Exactly how much remains shrouded in mystery as the administration combs through the GOP proposal offered last week, but with less than 24 hours before an anticipated decision on the “take-it-or-leave-it” offer, one cabinet official says Wolf hasn't moved off his March budget proposals — including the decision to delay the new basic education funding formula another year.
“As of our last conversation with the governor, he really wants to push the new funding based on his proposal,” Secretary of Education Pedro Rivera told reporters after the Pennsylvania Press Club Luncheon Monday. “So ... we are really trying to build a strong foundation first, then support the work, which is amazing work, of the Basic Education Funding Commission.”
The 15-member legislative panel released its recommendations for a new formula in June — after a year of hearings and decades of pressure over the state's existing funding system, which uses a patchwork of subsidies to level-fund some districts while upping support in others.
Typically, districts unable to generate enough local tax revenue rely on state support to balance their budgets. So when the state reduces education spending, districts with larger subsidies face steeper cuts.
It's exactly what happened in 2011 when the $862 million wellspring of federal stimulus money dried up and the Legislature at that time — following the lead of the fiscally conservative Gov. Tom Corbett — wouldn't raise taxes to replenish it.
“When you reduce 10 percent of 40 percent, which many of our neediest school districts are still 40-percent state funded, it's much, much more than 10 percent of 8 percent,” Rivera said. “So if we don't build a strong foundation … it's not going to make a difference in our neediest communities.”

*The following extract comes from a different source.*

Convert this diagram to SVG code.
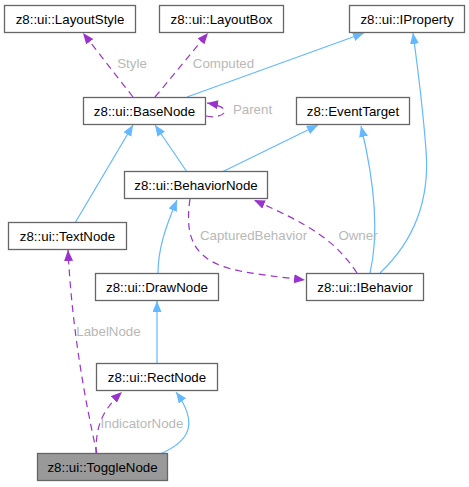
<svg xmlns="http://www.w3.org/2000/svg" width="469" height="487" viewBox="0 0 469 487">
<style>
.n rect{fill:#ffffff;stroke:#666666;stroke-width:1.3}
.n.cur rect{fill:#999999}
.n text{font-family:"Liberation Sans",Arial,sans-serif;font-size:13.3px;fill:#000;text-anchor:middle}
.inh{fill:none;stroke:#63b8ff;stroke-width:1.2;marker-end:url(#ab)}
.use{fill:none;stroke:#9a32cd;stroke-width:1.2;stroke-dasharray:7,5;marker-end:url(#ap)}
.lbl{font-family:"Liberation Sans",Arial,sans-serif;font-size:13.3px;fill:#b8b8b8;text-anchor:middle}
</style>
<defs>
<marker id="ab" markerUnits="userSpaceOnUse" markerWidth="12" markerHeight="10" refX="11" refY="4.5" orient="auto"><path d="M0,0 L11,4.5 L0,9 z" fill="#63b8ff"/></marker>
<marker id="ap" markerUnits="userSpaceOnUse" markerWidth="12" markerHeight="10" refX="11" refY="4.5" orient="auto"><path d="M0,0 L11,4.5 L0,9 z" fill="#9a32cd"/></marker>
</defs>
<g id="edges">
<path class="use" d="M133,97 L83,33"/>
<path class="use" d="M155,97 L208,33"/>
<path class="inh" d="M187,97 L364,33"/>
<path class="use" d="M206,116 C222,120 238,108 207,103"/>
<path class="inh" d="M75,223 L133,125"/>
<path class="inh" d="M187,172 L155,125"/>
<path class="inh" d="M222,172 L318,125"/>
<path class="inh" d="M370,273 C380,230 374,180 361,126"/>
<path class="inh" d="M380,273 C415,240 430,200 426,150 C423,110 418,70 413,33"/>
<path class="inh" d="M158,273 C158,250 165,228 177,200"/>
<path class="use" d="M190,199 C184,240 195,262 240,271 C260,275 280,277 305,280"/>
<path class="use" d="M357,273 C335,240 310,225 254,200"/>
<path class="use" d="M97,454 C85,400 72,330 68,250"/>
<path class="use" d="M96,454 C96,432 98,414 122,392"/>
<path class="inh" d="M160,454 C188,442 200,425 176,392"/>
<path class="inh" d="M157,363 L157,301"/>
<text class="lbl" x="132" y="68">Style</text>
<text class="lbl" x="223.5" y="68">Computed</text>
<text class="lbl" x="252.5" y="114">Parent</text>
<text class="lbl" x="253.5" y="240">CapturedBehavior</text>
<text class="lbl" x="358" y="240">Owner</text>
<text class="lbl" x="108.5" y="336">LabelNode</text>
<text class="lbl" x="142" y="428">IndicatorNode</text>
</g>
<g id="LayoutStyle" class="n"><rect x="4.5" y="5.5" width="131" height="27"/><text x="70" y="23.5">z8::ui::LayoutStyle</text></g>
<g id="LayoutBox" class="n"><rect x="159.5" y="5.5" width="124" height="27"/><text x="221.5" y="23.5">z8::ui::LayoutBox</text></g>
<g id="IProperty" class="n"><rect x="349.5" y="5.5" width="115" height="27"/><text x="407" y="23.5">z8::ui::IProperty</text></g>
<g id="BaseNode" class="n"><rect x="83.5" y="97.5" width="122" height="27"/><text x="144.5" y="115.5">z8::ui::BaseNode</text></g>
<g id="EventTarget" class="n"><rect x="296.5" y="97.5" width="113" height="27"/><text x="353" y="115.5">z8::EventTarget</text></g>
<g id="BehaviorNode" class="n"><rect x="124.5" y="171.5" width="143" height="27"/><text x="196" y="189.5">z8::ui::BehaviorNode</text></g>
<g id="TextNode" class="n"><rect x="8.5" y="222.5" width="118" height="27"/><text x="67.5" y="240.5">z8::ui::TextNode</text></g>
<g id="DrawNode" class="n"><rect x="95.5" y="273.5" width="123" height="27"/><text x="157" y="291.5">z8::ui::DrawNode</text></g>
<g id="IBehavior" class="n"><rect x="306.5" y="273.5" width="117" height="27"/><text x="365" y="291.5">z8::ui::IBehavior</text></g>
<g id="RectNode" class="n"><rect x="96.5" y="363.5" width="121" height="27"/><text x="157" y="381.5">z8::ui::RectNode</text></g>
<g id="ToggleNode" class="n cur"><rect x="37.5" y="453.5" width="130" height="27"/><text x="102.5" y="471.5">z8::ui::ToggleNode</text></g>
</svg>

In the four years since, the state's basic education subsidy remains higher now than it was in the stimulus-augmented years of 2009-10 and 2010-11 — though it's those “foundation” years, which diverted the extra federal dollars to districts in need and ultimately resulted in higher funding, to which the governor wants to return before implementing the new formula.
Republicans, on the other hand, say the formula will ensure fairer distribution of state funds to the districts that need it the most — those struggling with the lingering effects of the lost stimulus.
It's why, despite the governor's opposition, the formula was written into the now-vetoed Education Code, say Republicans.
Steve Miskin, spokesman for House Majority Leader Dave Reed, R-Indiana, said Monday that while the GOP proposal didn't come with a formula requirement, it doesn't mean the caucus is willing to forgo implementing the new formula another year.
“It was mentioned then quickly dismissed as something we'll talk about later,” he said about the issue when it came up during meetings last week between legislative leaders and Wolf. “But there will have to be a discussion on it.”